Welcome back to this week’s edition of case law. With it being Mother’s Day and World Women’s Day this week it would have been wonderful to have an inspiring case about sex discrimination. Unfortunately, no such cases have been decided recently so instead here’s a case about money laundering, constructive dismissal and gross misconduct.

Today’s questions:

Does a successful dismissal appeal clear an employee’s record of any previous misconduct?

Can an unfair (constructive) dismissal arising from a demotion following disciplinary proceedings be fair?

Mr Wells, the Claimant, was an estate agent at Countrywide Estate Agents, the Respondent, for over 20 years. In his original contract, dated 1983, the only disciplinary sanctions were verbal and written warnings and dismissal. However, the company handbook (which was non-contractual) included demotion, suspension without pay and transfer to a different office as well as the former sanctions.
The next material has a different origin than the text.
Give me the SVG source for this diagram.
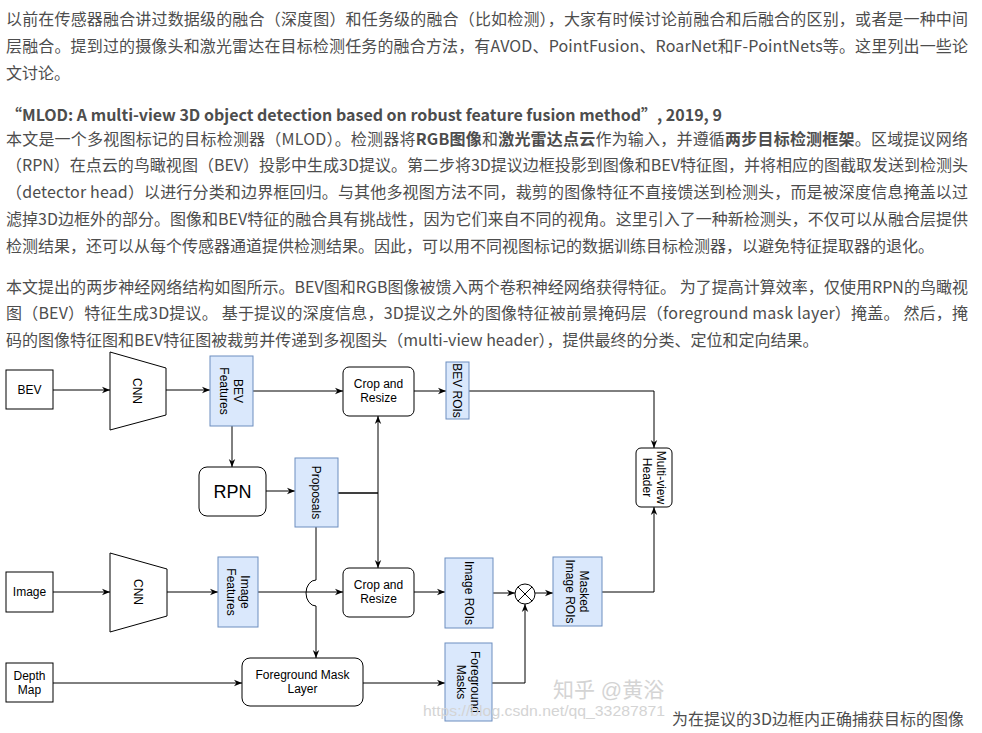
<svg xmlns="http://www.w3.org/2000/svg" width="982" height="733" viewBox="0 0 982 733" xml:lang="zh-CN">
<style>
.p{font-family:"Noto Sans CJK SC","Noto Sans",sans-serif;font-size:16px;fill:#4d4d4d}
.b{font-weight:bold}
.t{font-family:"Noto Sans CJK SC","Noto Sans",sans-serif;font-size:16px;font-weight:bold;fill:#4d4d4d}
.n{fill:#fff;stroke:#000;stroke-width:1}
.f{fill:#dae8fc;stroke:#6c8ebf;stroke-width:1}
.l{font-family:"Liberation Sans",Arial,sans-serif;font-size:12px;fill:#000;text-anchor:middle}
.e{fill:none;stroke:#000;stroke-width:1}
.a{marker-end:url(#arr)}
.wm{font-family:"Liberation Sans","Noto Sans CJK SC",sans-serif;fill:#d4d4d4}
</style>
<defs>
<marker id="arr" viewBox="0 0 10 10" refX="10" refY="5" markerWidth="8" markerHeight="8" markerUnits="userSpaceOnUse" orient="auto">
<path d="M0,1 L10,5 L0,9 L3,5 z" fill="#000"/>
</marker>
</defs>
<rect width="982" height="733" fill="#fff"/>
<g id="page-text">
<text class="p" x="6" y="25" textLength="962" lengthAdjust="spacing">以前在传感器融合讲过数据级的融合（深度图）和任务级的融合（比如检测），大家有时候讨论前融合和后融合的区别，或者是一种中间</text>
<text class="p" x="6" y="52" textLength="962" lengthAdjust="spacing">层融合。提到过的摄像头和激光雷达在目标检测任务的融合方法，有AVOD、PointFusion、RoarNet和F-PointNets等。这里列出一些论</text>
<text class="p" x="6" y="79">文讨论。</text>
<text class="t" x="6" y="121">“MLOD: A multi-view 3D object detection based on robust feature fusion method”, 2019, 9</text>
<text class="p" x="6" y="145" textLength="962" lengthAdjust="spacing">本文是一个多视图标记的目标检测器（MLOD）。检测器将<tspan class="b">RGB图像</tspan>和<tspan class="b">激光雷达点云</tspan>作为输入，并遵循<tspan class="b">两步目标检测框架</tspan>。区域提议网络</text>
<text class="p" x="6" y="171" textLength="962" lengthAdjust="spacing">（RPN）在点云的鸟瞰视图（BEV）投影中生成3D提议。第二步将3D提议边框投影到图像和BEV特征图，并将相应的图截取发送到检测头</text>
<text class="p" x="6" y="198" textLength="962" lengthAdjust="spacing">（detector head）以进行分类和边界框回归。与其他多视图方法不同，裁剪的图像特征不直接馈送到检测头，而是被深度信息掩盖以过</text>
<text class="p" x="6" y="225" textLength="962" lengthAdjust="spacing">滤掉3D边框外的部分。图像和BEV特征的融合具有挑战性，因为它们来自不同的视角。这里引入了一种新检测头，不仅可以从融合层提供</text>
<text class="p" x="6" y="252">检测结果，还可以从每个传感器通道提供检测结果。因此，可以用不同视图标记的数据训练目标检测器，以避免特征提取器的退化。</text>
<text class="p" x="6" y="293" textLength="962" lengthAdjust="spacing">本文提出的两步神经网络结构如图所示。BEV图和RGB图像被馈入两个卷积神经网络获得特征。 为了提高计算效率，仅使用RPN的鸟瞰视</text>
<text class="p" x="6" y="319" textLength="962" lengthAdjust="spacing">图（BEV）特征生成3D提议。 基于提议的深度信息，3D提议之外的图像特征被前景掩码层（foreground mask layer）掩盖。 然后，掩</text>
<text class="p" x="6" y="346">码的图像特征图和BEV特征图被裁剪并传递到多视图头（multi-view header），提供最终的分类、定位和定向结果。</text>
</g>
<g id="connectors">
<path class="e a" d="M53,390 H110"/>
<path class="e a" d="M166,390 H210"/>
<path class="e a" d="M253,391 H343"/>
<path class="e a" d="M414,391 H446"/>
<path class="e a" d="M469,391 H654 V448"/>
<path class="e a" d="M232,426 V467"/>
<path class="e a" d="M266,491 H295"/>
<path class="e a" d="M338,493 H378 V416"/>
<path class="e a" d="M338,493 H378 V568"/>
<path class="e a" d="M316,527 V580 A10 13 0 0 0 316,606 V658"/>
<path class="e a" d="M53,592 H110"/>
<path class="e a" d="M167,592 H218"/>
<path class="e a" d="M258,592 H343"/>
<path class="e a" d="M414,592 H445"/>
<path class="e a" d="M493,593 H515"/>
<path class="e a" d="M535,593 H553"/>
<path class="e a" d="M602,592 H654 V507"/>
<path class="e a" d="M53,683 H242"/>
<path class="e a" d="M363,683 H445"/>
<path class="e a" d="M492,683 H525 V604"/>
</g>
<g id="bev">
<rect class="n" x="6" y="370" width="47" height="39"/>
<text class="l" x="29.5" y="394">BEV</text>
</g>
<g id="cnn1">
<polygon class="n" points="110,352 166,368 166,415 110,430"/>
<text class="l" transform="translate(137,391) rotate(90)" y="4.3">CNN</text>
</g>
<g id="bev-features">
<rect class="f" x="210" y="356" width="43" height="70"/>
<text class="l" transform="translate(231.5,391) rotate(90)"><tspan x="0" y="-2.7">BEV</tspan><tspan x="0" y="11.3">Features</tspan></text>
</g>
<g id="crop1">
<rect class="n" x="343" y="367" width="71" height="49" rx="6"/>
<text class="l"><tspan x="378.5" y="388">Crop and</tspan><tspan x="378.5" y="402">Resize</tspan></text>
</g>
<g id="bev-rois">
<rect class="f" x="446" y="362" width="23" height="57"/>
<text class="l" transform="translate(457.5,390.5) rotate(90)" y="4.3">BEV ROIs</text>
</g>
<g id="rpn">
<rect class="n" x="199" y="467" width="67" height="49" rx="8"/>
<text class="l" x="232.5" y="498" style="font-size:18px">RPN</text>
</g>
<g id="proposals">
<rect class="f" x="295" y="458" width="43" height="69"/>
<text class="l" transform="translate(316.5,492.5) rotate(90)" y="4.3">Proposals</text>
</g>
<g id="multi-view-header">
<rect class="n" x="636" y="448" width="36" height="59" rx="5"/>
<text class="l" transform="translate(654,477.5) rotate(90)"><tspan x="0" y="-2.7">Multi-view</tspan><tspan x="0" y="11.3">Header</tspan></text>
</g>
<g id="image">
<rect class="n" x="6" y="572" width="47" height="40"/>
<text class="l" x="29.5" y="596">Image</text>
</g>
<g id="cnn2">
<polygon class="n" points="110,553 167,569 167,616 110,632"/>
<text class="l" transform="translate(138,592) rotate(90)" y="4.3">CNN</text>
</g>
<g id="image-features">
<rect class="f" x="218" y="557" width="40" height="70"/>
<text class="l" transform="translate(238,592) rotate(90)"><tspan x="0" y="-2.7">Image</tspan><tspan x="0" y="11.3">Features</tspan></text>
</g>
<g id="crop2">
<rect class="n" x="343" y="568" width="71" height="49" rx="6"/>
<text class="l"><tspan x="378.5" y="589">Crop and</tspan><tspan x="378.5" y="603">Resize</tspan></text>
</g>
<g id="image-rois">
<rect class="f" x="445" y="558" width="48" height="70"/>
<text class="l" transform="translate(469,593) rotate(90)" y="4.3">Image ROIs</text>
</g>
<g id="multiply">
<circle class="n" cx="525" cy="594" r="10"/>
<path class="e" d="M517.9,586.9 L532.1,601.1 M532.1,586.9 L517.9,601.1"/>
</g>
<g id="masked-image-rois">
<rect class="f" x="553" y="557" width="49" height="69"/>
<text class="l" transform="translate(577.5,591.5) rotate(90)"><tspan x="0" y="-2.7">Masked</tspan><tspan x="0" y="11.3">Image ROIs</tspan></text>
</g>
<g id="depth-map">
<rect class="n" x="6" y="663" width="47" height="39"/>
<text class="l"><tspan x="29.5" y="680">Depth</tspan><tspan x="29.5" y="694">Map</tspan></text>
</g>
<g id="foreground-mask-layer">
<rect class="n" x="242" y="658" width="121" height="48" rx="8"/>
<text class="l"><tspan x="302.5" y="679">Foreground Mask</tspan><tspan x="302.5" y="693">Layer</tspan></text>
</g>
<g id="foreground-masks">
<rect class="f" x="445" y="643" width="47" height="78"/>
<text class="l" transform="translate(468.5,682) rotate(90)"><tspan x="0" y="-2.7">Foreground</tspan><tspan x="0" y="11.3">Masks</tspan></text>
</g>
<g id="watermarks">
<text class="wm" x="553" y="697" style="font-size:21px">知乎 @黄浴</text>
<text class="wm" x="423" y="716" style="font-size:15px" textLength="242" lengthAdjust="spacingAndGlyphs">https://blog.csdn.net/qq_33287871</text>
</g>
<g id="caption">
<text class="p" x="672" y="725">为在提议的3D边框内正确捕获目标的图像</text>
</g>
</svg>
The Claimant became manager of his branch and received training on money laundering compliance, a key issue in the Respondent’s industry. The Claimant’s branch was not performing well and a meeting was scheduled with the Respondent. During the meeting he inexplicably stated that compliance to money laundering regulations was not important, this was a complete own goal and the Respondent began investigating compliance.

Disciplinary proceedings ensued and the Claimant accepted that he had not complied with money laundering regulations and this was partly responsible for the branch’s poor performance. The Respondent dismissed the Claimant for gross misconducted.


The Claimant believed this was a harsh decision and appealed stating that he would have expected to be demoted, not dismissed. The Respondent, taking his length of service into account, agreed and reinstated the Claimant but in a less senior position.

The Claimant was aghast with the decision to demote him, stating that he felt the Respondent was not entitled to do this and was treating him as if he was guilty of gross misconduct (he was). He also mentioned that the Respondent had not apologised for dismissing him.

The Claimant resigned and began Tribunal proceedings for unfair constructive dismissal. The ET rejected the claim stating that a demotion in this scenario didn’t amount to a fundamental breach of contract. It also ruled that the decision to dismiss would have been fair.


The Claimant appealed but the EAT rejected the appeal. It held that the Claimant’s previous gross misconduct and fair dismissal did not disappear just because his reinstatement was successful. It also ruled that if faced with the choice of demotion or dismissal then the Respondent had taken the lesser sanction, this meant the dismissal, whether constructive or otherwise, was fair.

Today’s lessons:

No, just because a gross misconduct dismissal has been successfully appealed that does not wipe the slate clean. In this case the employer was right not to trust the employee handling money laundering compliance following his previous blasé attitude. Furthermore he had still committed gross misconduct but his length of service had been used as a mitigating reason not to dismiss. It is rare but gross misconduct does not always result in dismissal.

In these circumstances yes, a constructive dismissal can be fair, although in this case the ET didn’t decide whether the employee was constructively dismissed at all as whatever way he was dismissed it was fair. In this case it also worth noting that demotion was suggested by the employee.

The lesson for employees is, when you are performing poorly and committing blatant gross misconduct, don’t complain when you aren’t dismissed!